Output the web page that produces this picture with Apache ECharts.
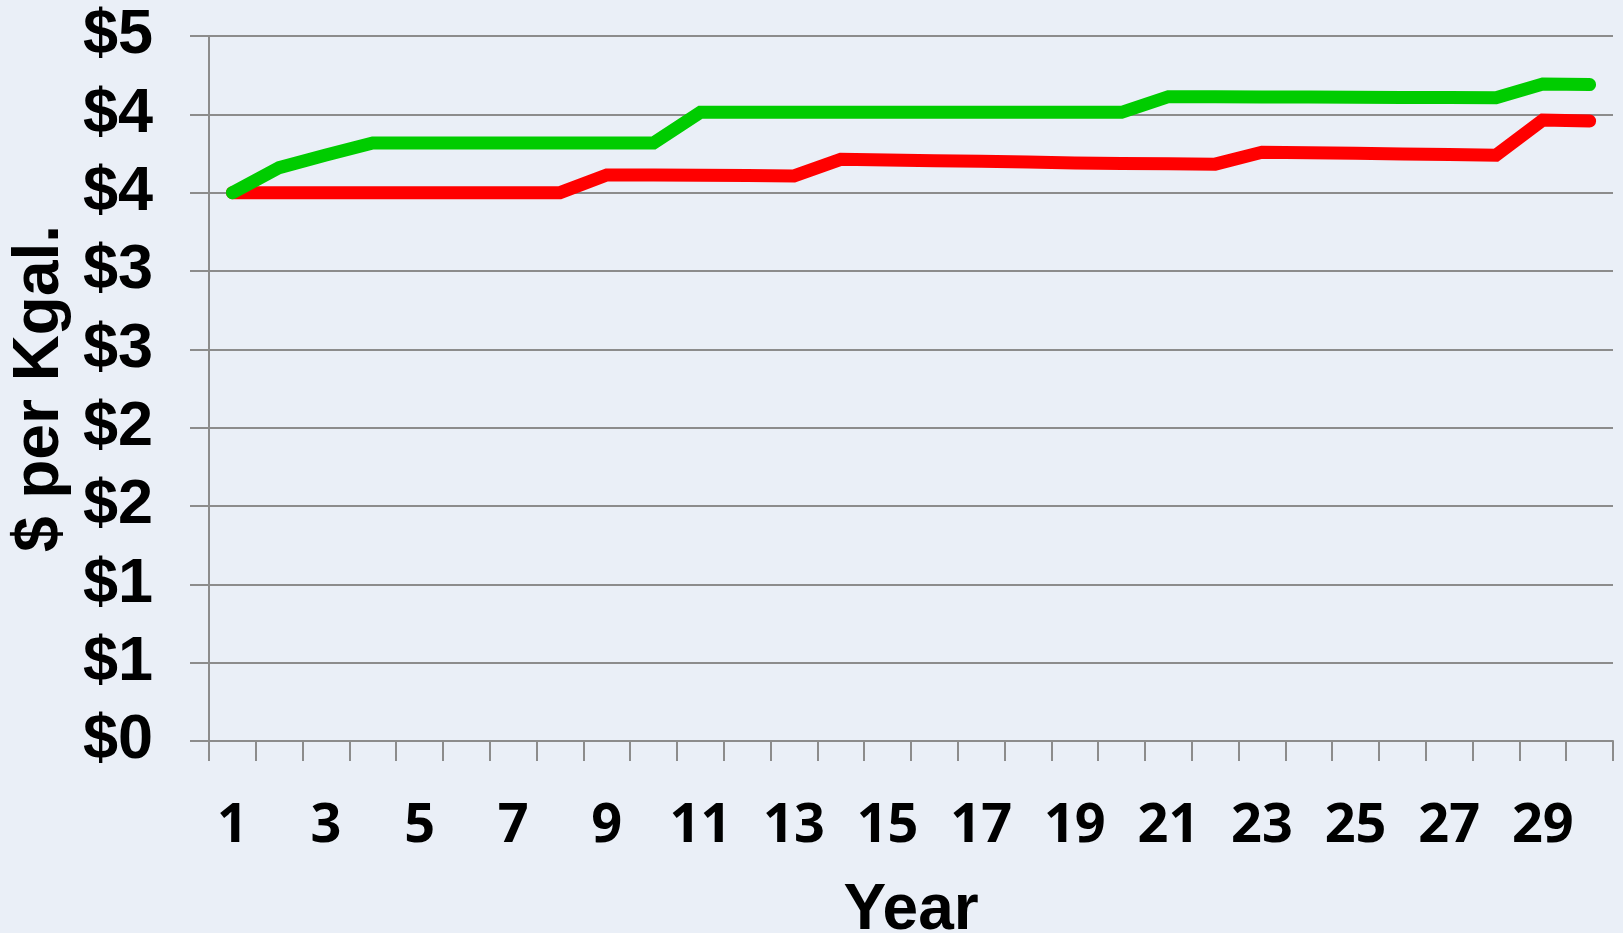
<!DOCTYPE html>
<html>
<head>
<meta charset="utf-8">
<script src="https://cdn.jsdelivr.net/npm/echarts@6/dist/echarts.min.js"></script>
<style>
  html, body { margin: 0; padding: 0; background: #eaeff7; }
  #chart { width: 1623px; height: 933px; }
</style>
</head>
<body>
<div id="chart"></div>
<script>
const years = Array.from({length: 30}, (_, i) => String(i + 1))

const redCost = [
  3.5, 3.5, 3.5, 3.5, 3.5, 3.5, 3.5, 3.5, 3.613, 3.613,
  3.611, 3.609, 3.607, 3.713, 3.708, 3.704, 3.7, 3.695, 3.69, 3.686,
  3.684, 3.682, 3.758, 3.755, 3.751, 3.747, 3.743, 3.739, 3.964, 3.957,
]

const greenCost = [
  3.5, 3.66, 3.74, 3.817, 3.817, 3.817, 3.817, 3.817, 3.817, 3.817,
  4.013, 4.013, 4.013, 4.013, 4.013, 4.013, 4.013, 4.013, 4.013, 4.013,
  4.113, 4.112, 4.111, 4.11, 4.109, 4.108, 4.107, 4.106, 4.193, 4.19,
]

const gridGray = '#8c8c8c'

const chart = echarts.init(document.getElementById('chart'))

chart.setOption({
  backgroundColor: '#eaeff7',
  animation: false,
  grid: {
    left: 209,
    right: 10,
    top: 36,
    bottom: 192,
    containLabel: false,
    outerBoundsMode: 'none',
  },
  xAxis: {
    type: 'category',
    data: years,
    boundaryGap: true,
    name: 'Year',
    nameLocation: 'middle',
    nameGap: 138,
    nameTextStyle: {
      fontFamily: 'Liberation Sans',
      fontWeight: 'bold',
      fontSize: 64,
      color: '#000',
    },
    axisLine: {lineStyle: {color: gridGray, width: 2}},
    axisTick: {
      show: true,
      interval: 0,
      length: 20,
      lineStyle: {color: gridGray, width: 2},
    },
    axisLabel: {
      interval: 1,
      margin: 59,
      fontFamily: 'Open Sans',
      fontWeight: 'bold',
      fontSize: 54,
      color: '#000',
    },
    splitLine: {show: false},
  },
  yAxis: {
    type: 'value',
    min: 0,
    max: 4.5,
    interval: 0.5,
    name: '$ per Kgal.',
    nameLocation: 'middle',
    nameGap: 135,
    nameTextStyle: {
      fontFamily: 'Liberation Sans',
      fontWeight: 'bold',
      fontSize: 64,
      color: '#000',
    },
    axisLine: {show: true, lineStyle: {color: gridGray, width: 2}},
    axisTick: {
      show: true,
      length: 19,
      lineStyle: {color: gridGray, width: 2},
    },
    axisLabel: {
      margin: 56,
      formatter: v => '$' + Math.round(v),
      fontFamily: 'Liberation Sans',
      fontWeight: 'bold',
      fontSize: 63,
      color: '#000',
    },
    splitLine: {show: true, lineStyle: {color: gridGray, width: 2}},
  },
  series: [
    {
      name: 'Red',
      type: 'line',
      data: redCost,
      symbol: 'none',
      lineStyle: {color: '#ff0000', width: 13, cap: 'round', join: 'miter'},
    },
    {
      name: 'Green',
      type: 'line',
      data: greenCost,
      symbol: 'none',
      lineStyle: {color: '#00cc00', width: 13, cap: 'round', join: 'miter'},
    },
  ],
})
</script>
</body>
</html>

——————————

Repeat the material exactly as it reads, without any of its pictures.

Output the web page that produces this picture with Apache ECharts.
<!DOCTYPE html>
<html>
<head>
<meta charset="utf-8">
<script src="https://cdn.jsdelivr.net/npm/echarts@6/dist/echarts.min.js"></script>
<style>
  html, body { margin: 0; padding: 0; background: #eaeff7; }
  #chart { width: 1623px; height: 933px; }
</style>
</head>
<body>
<div id="chart"></div>
<script>
const years = Array.from({length: 30}, (_, i) => String(i + 1))

const redCost = [
  3.5, 3.5, 3.5, 3.5, 3.5, 3.5, 3.5, 3.5, 3.613, 3.613,
  3.611, 3.609, 3.607, 3.713, 3.708, 3.704, 3.7, 3.695, 3.69, 3.686,
  3.684, 3.682, 3.758, 3.755, 3.751, 3.747, 3.743, 3.739, 3.964, 3.957,
]

const greenCost = [
  3.5, 3.66, 3.74, 3.817, 3.817, 3.817, 3.817, 3.817, 3.817, 3.817,
  4.013, 4.013, 4.013, 4.013, 4.013, 4.013, 4.013, 4.013, 4.013, 4.013,
  4.113, 4.112, 4.111, 4.11, 4.109, 4.108, 4.107, 4.106, 4.193, 4.19,
]

const gridGray = '#8c8c8c'

const chart = echarts.init(document.getElementById('chart'))

chart.setOption({
  backgroundColor: '#eaeff7',
  animation: false,
  grid: {
    left: 209,
    right: 10,
    top: 36,
    bottom: 192,
    containLabel: false,
    outerBoundsMode: 'none',
  },
  xAxis: {
    type: 'category',
    data: years,
    boundaryGap: true,
    name: 'Year',
    nameLocation: 'middle',
    nameGap: 138,
    nameTextStyle: {
      fontFamily: 'Liberation Sans',
      fontWeight: 'bold',
      fontSize: 64,
      color: '#000',
    },
    axisLine: {lineStyle: {color: gridGray, width: 2}},
    axisTick: {
      show: true,
      interval: 0,
      length: 20,
      lineStyle: {color: gridGray, width: 2},
    },
    axisLabel: {
      interval: 1,
      margin: 59,
      fontFamily: 'Open Sans',
      fontWeight: 'bold',
      fontSize: 54,
      color: '#000',
    },
    splitLine: {show: false},
  },
  yAxis: {
    type: 'value',
    min: 0,
    max: 4.5,
    interval: 0.5,
    name: '$ per Kgal.',
    nameLocation: 'middle',
    nameGap: 135,
    nameTextStyle: {
      fontFamily: 'Liberation Sans',
      fontWeight: 'bold',
      fontSize: 64,
      color: '#000',
    },
    axisLine: {show: true, lineStyle: {color: gridGray, width: 2}},
    axisTick: {
      show: true,
      length: 19,
      lineStyle: {color: gridGray, width: 2},
    },
    axisLabel: {
      margin: 56,
      formatter: v => '$' + Math.round(v),
      fontFamily: 'Liberation Sans',
      fontWeight: 'bold',
      fontSize: 63,
      color: '#000',
    },
    splitLine: {show: true, lineStyle: {color: gridGray, width: 2}},
  },
  series: [
    {
      name: 'Red',
      type: 'line',
      data: redCost,
      symbol: 'none',
      lineStyle: {color: '#ff0000', width: 13, cap: 'round', join: 'miter'},
    },
    {
      name: 'Green',
      type: 'line',
      data: greenCost,
      symbol: 'none',
      lineStyle: {color: '#00cc00', width: 13, cap: 'round', join: 'miter'},
    },
  ],
})
</script>
</body>
</html>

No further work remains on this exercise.